Born in June 1911 in Pretoria, South Africa, Stanley Unwin's career began unexpectedly when his mother tripped up one day, telling her son she had "falloloped over and grazed her kneeclapper".

Once apollytito and Goldiloppers set out in the deep dark of the forry

Stanley Unwin
Fascinated by the absurdity of this language and with that of Edward Lear, writer of The Owl and The Pussycat, he developed his own bizarre vocabulary, Unwinese, with which he delighted his own children.

The opening lines of Goldiloppers, his version of Goldilocks, gives a flavour of Stanley Unwin's style.

"Once apollytito and Goldiloppers set out in the deep dark of the forry.

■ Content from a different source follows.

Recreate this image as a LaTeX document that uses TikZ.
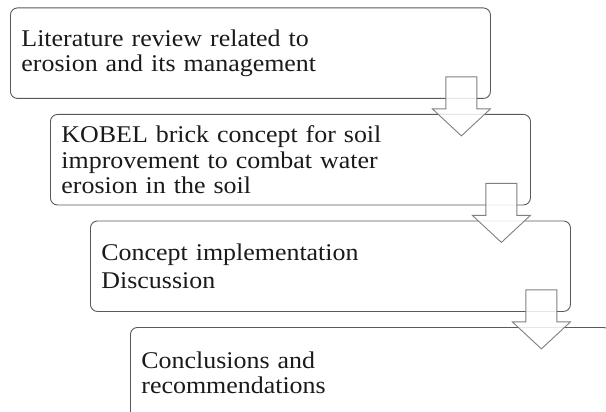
\documentclass[tikz,border=0pt]{standalone}
\usepackage{fontspec}
\setmainfont{Liberation Serif}[FakeStretch=1.08]
\usetikzlibrary{calc}
\definecolor{boxline}{HTML}{5A5A5A}
\definecolor{arrline}{HTML}{808080}
\definecolor{txt}{HTML}{1A1A1A}
\tikzset{
  stepbox/.style={draw=boxline, line width=0.9pt, rounded corners=7pt, fill=white,
    anchor=north west, minimum width=480pt, minimum height=90.5pt,
    text width=458pt, inner xsep=11pt, inner ysep=0pt, align=left,
    text=txt, font=\fontsize{24}{25.5}\selectfont},
  blockarrow/.style={draw=arrline, line width=0.9pt, fill=white, fill opacity=0.85, line join=miter}
}
\newcommand{\flowarrow}[1]{%
  \draw[blockarrow] ($(#1.south east)+(-45,-22)$) -- ($(#1.south east)+(-14,-22)$)
    -- ($(#1.south east)+(-14,10)$) -- ($(#1.south east)+(-0.5,10)$)
    -- ($(#1.south east)+(-29.5,37)$) -- ($(#1.south east)+(-58.5,10)$)
    -- ($(#1.south east)+(-45,10)$) -- cycle;}
\begin{document}
\begin{tikzpicture}[x=1pt,y=-1pt]
\useasboundingbox (0,0) rectangle (606,412);
\fill[white] (0,0) rectangle (606,412);
\clip (0,0) rectangle (606,412);
\node[stepbox] (b1) at (10,7.5) {Literature review related to\\erosion and its management};
\node[stepbox] (b2) at (50,114) {KOBEL brick concept for soil\\improvement to combat water\\erosion in the soil};
\node[stepbox] (b3) at (90,220.5) {Concept implementation\\[2.5pt]Discussion};
\node[stepbox] (b4) at (130,327) {Conclusions and\\recommendations};
\flowarrow{b1}
\flowarrow{b2}
\flowarrow{b3}
\end{tikzpicture}
\end{document}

She was carry a basket with buttere-flabe and cheesy flavour."

After serving as a wireless operator in the Merchant Navy, Stanley Unwin joined the BBC in 1940 as an engineer in the Corporation's war reporting unit.

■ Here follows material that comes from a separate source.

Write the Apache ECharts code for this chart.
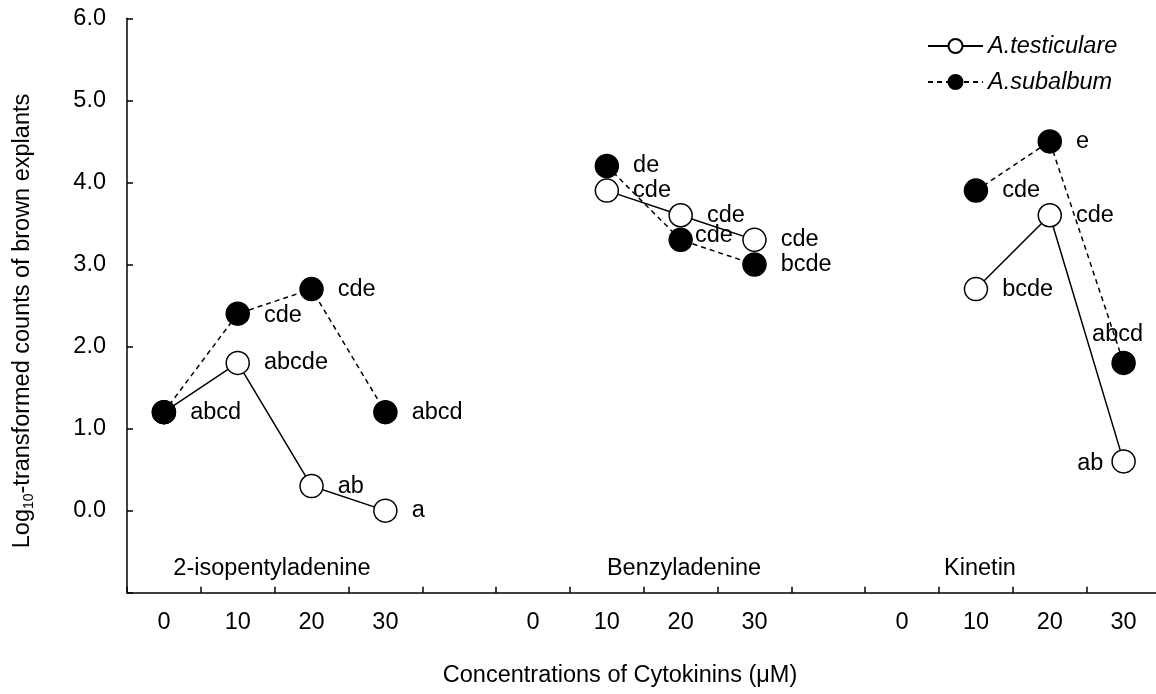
<!DOCTYPE html>
<html>
<head>
<meta charset="utf-8">
<script src="https://cdn.jsdelivr.net/npm/echarts@6/dist/echarts.min.js"></script>
<style>
  html, body { margin: 0; padding: 0; background: #fff; }
  #chart { width: 1156px; height: 694px; }
</style>
</head>
<body>
<div id="chart"></div>
<script>
// Concentration slots: three cytokinin blocks separated by an empty slot
const concentrations = ['0', '10', '20', '30', '', '0', '10', '20', '30', '', '0', '10', '20', '30'];
const cytokinins = ['2-isopentyladenine', 'Benzyladenine', 'Kinetin'];

// Log10-transformed counts of brown explants
const testiculare = [1.2, 1.8, 0.3, 0.0, null, null, 3.9, 3.6, 3.3, null, null, 2.7, 3.6, 0.6];
const subalbum    = [1.2, 2.4, 2.7, 1.2, null, null, 4.2, 3.3, 3.0, null, null, 3.9, 4.5, 1.8];

// Significance letters
const testiculareLetters = ['', 'abcde', 'ab', 'a', '', '', 'cde', 'cde', 'cde', '', '', 'bcde', 'cde', 'ab'];
const subalbumLetters    = ['abcd', 'cde', 'cde', 'abcd', '', '', 'de', 'cde', 'bcde', '', '', 'cde', 'e', 'abcd'];

const yTickValues = [0, 1, 2, 3, 4, 5, 6];

const FONT = '"Liberation Sans", Arial, Helvetica, sans-serif';
const FS = 23.5;

// Per-point label placement where letters would collide
const labelPlacement = {
  testiculare: { 13: { position: 'left', distance: 8, offset: [0, 2] } },
  subalbum: { 1: { offset: [0, 2] }, 7: { offset: [-12, -4] }, 13: { position: 'top', distance: 4, offset: [-6, 0] } }
};

function buildData(values, letters, placement) {
  return values.map((v, i) => {
    if (v === null) return null;
    const txt = letters[i];
    const lab = Object.assign({ show: txt !== '', formatter: txt }, placement[i] || {});
    return { value: v, label: lab };
  });
}

const chart = echarts.init(document.getElementById('chart'), null, { renderer: 'canvas' });

const grid = { left: 127, top: 18.3, width: 1033.5, bottom: 101.3, outerBoundsMode: 'none', containLabel: false };

const commonLabel = {
  show: true,
  position: 'right',
  distance: 14,
  color: '#000',
  fontFamily: FONT,
  fontSize: FS
};

chart.setOption({
  animation: false,
  backgroundColor: '#fff',
  textStyle: { fontFamily: FONT, color: '#000' },
  grid: grid,
  legend: {
    left: 927,
    top: 34,
    padding: 0,
    orient: 'vertical',
    itemWidth: 55,
    itemHeight: 17.5,
    itemGap: 12,
    textStyle: { fontFamily: FONT, fontSize: FS, fontStyle: 'italic', color: '#000', lineHeight: 24 },
    selectedMode: false,
    data: ['A.testiculare', 'A.subalbum']
  },
  xAxis: {
    type: 'category',
    data: concentrations,
    boundaryGap: true,
    axisLine: { show: true, onZero: false, lineStyle: { color: '#000', width: 1.5 } },
    axisTick: { show: true, inside: true, length: 6, interval: 0, lineStyle: { color: '#000', width: 1.5 } },
    axisLabel: { interval: 0, margin: 18, color: '#000', fontFamily: FONT, fontSize: FS },
    splitLine: { show: false }
  },
  yAxis: {
    type: 'value',
    min: -1,
    max: 6,
    interval: 1,
    axisLine: { show: true, onZero: false, lineStyle: { color: '#000', width: 1.5 } },
    axisTick: { show: true, inside: true, length: 6, lineStyle: { color: '#000', width: 1.5 } },
    axisLabel: {
      margin: 21,
      color: '#000',
      fontFamily: FONT,
      fontSize: FS,
      formatter: v => (yTickValues.indexOf(v) >= 0 ? v.toFixed(1) : '')
    },
    splitLine: { show: false }
  },
  series: [
    {
      name: 'A.testiculare',
      type: 'line',
      data: buildData(testiculare, testiculareLetters, labelPlacement.testiculare),
      connectNulls: false,
      symbol: 'circle',
      symbolSize: 23,
      lineStyle: { color: '#000', width: 1.5, type: 'solid' },
      itemStyle: { color: '#fff', borderColor: '#000', borderWidth: 1.5 },
      label: commonLabel,
      emphasis: { disabled: true }
    },
    {
      name: 'A.subalbum',
      type: 'line',
      data: buildData(subalbum, subalbumLetters, labelPlacement.subalbum),
      connectNulls: false,
      symbol: 'circle',
      symbolSize: 23,
      lineStyle: { color: '#000', width: 1.5, type: [5, 4] },
      itemStyle: { color: '#000', borderColor: '#000', borderWidth: 1.5 },
      label: commonLabel,
      emphasis: { disabled: true }
    }
  ]
});

// Cytokinin names inside the plot, axis titles
const nameY = chart.convertToPixel({ yAxisIndex: 0 }, -0.7);
const graphics = [
  { x: 272, text: cytokinins[0] },
  { x: 684, text: cytokinins[1] },
  { x: 980, text: cytokinins[2] }
].map(g => ({
  type: 'text',
  x: g.x,
  y: nameY,
  silent: true,
  style: { text: g.text, font: FS + 'px ' + FONT, fill: '#000', align: 'center', verticalAlign: 'middle' }
}));

graphics.push({
  type: 'text',
  x: 620,
  y: 676,
  silent: true,
  style: {
    text: 'Concentrations of Cytokinins (\u03BCM)',
    font: FS + 'px ' + FONT,
    fill: '#000',
    align: 'center',
    verticalAlign: 'middle'
  }
});

graphics.push({
  type: 'text',
  x: 23,
  y: 321,
  rotation: Math.PI / 2,
  silent: true,
  style: {
    text: '{n|Log}{s|10}{n|-transformed counts of brown explants}',
    align: 'center',
    verticalAlign: 'middle',
    fill: '#000',
    rich: {
      n: { fontFamily: FONT, fontSize: FS, lineHeight: 26, fill: '#000', verticalAlign: 'middle' },
      s: { fontFamily: FONT, fontSize: 14, lineHeight: 15, fill: '#000', verticalAlign: 'bottom' }
    }
  }
});

chart.setOption({ graphic: graphics });
</script>
</body>
</html>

His linguistic dexterity impressed his colleagues, who eventually persuaded him to perform a party piece into a microphone.

Before long, he had become a variety performer in the theatre, on radio and on the new medium of television, most notably alongside the magician David Nixon on Showtime.

On film, he appeared in 1955's Fun at St Fanny's with a veritable rogues' gallery of comedy: bumbling Peter Butterworth, stick-like Cardew "The Cad" Robinson, rotund and avuncular Fred Emney and, the then, juvenile Ronnie Corbett.

As the gloom of post-war austerity transformed into the Swinging Sixties, Stanley Unwin gained a whole new audience as a seer/sage of psychedelia.

He featured as the narrator on The Small Faces' 1968 concept album, Ogden's Nut Gone Flake, excelling on the track Happiness Stan.

The album, the band's last, remained at the top of the charts for six weeks.

During the same year he featured as the Chancellor in the big screen adaptation of Ian Fleming's children's novel, Chitty Chitty Bang Bang.

Later, he was transformed into a puppet, Father Stanley Unwin, in Gerry Anderson's short-lived, and truly odd, series The Secret Service.

Over the years, Stanley Unwin's voice was used for many television advertisements, including a memorable plug for Pirelli tyres, with subtitles being utilised to clarify his message.

More recently, well into his 80s, his jingles graced the airwaves at Kiss FM.

Stanley Unwin's gentle humour was whimsical and typically British, bringing "wonderboldness and deep, deep joy" to fans including Spike Milligan, Ken Dodd and Tommy Cooper.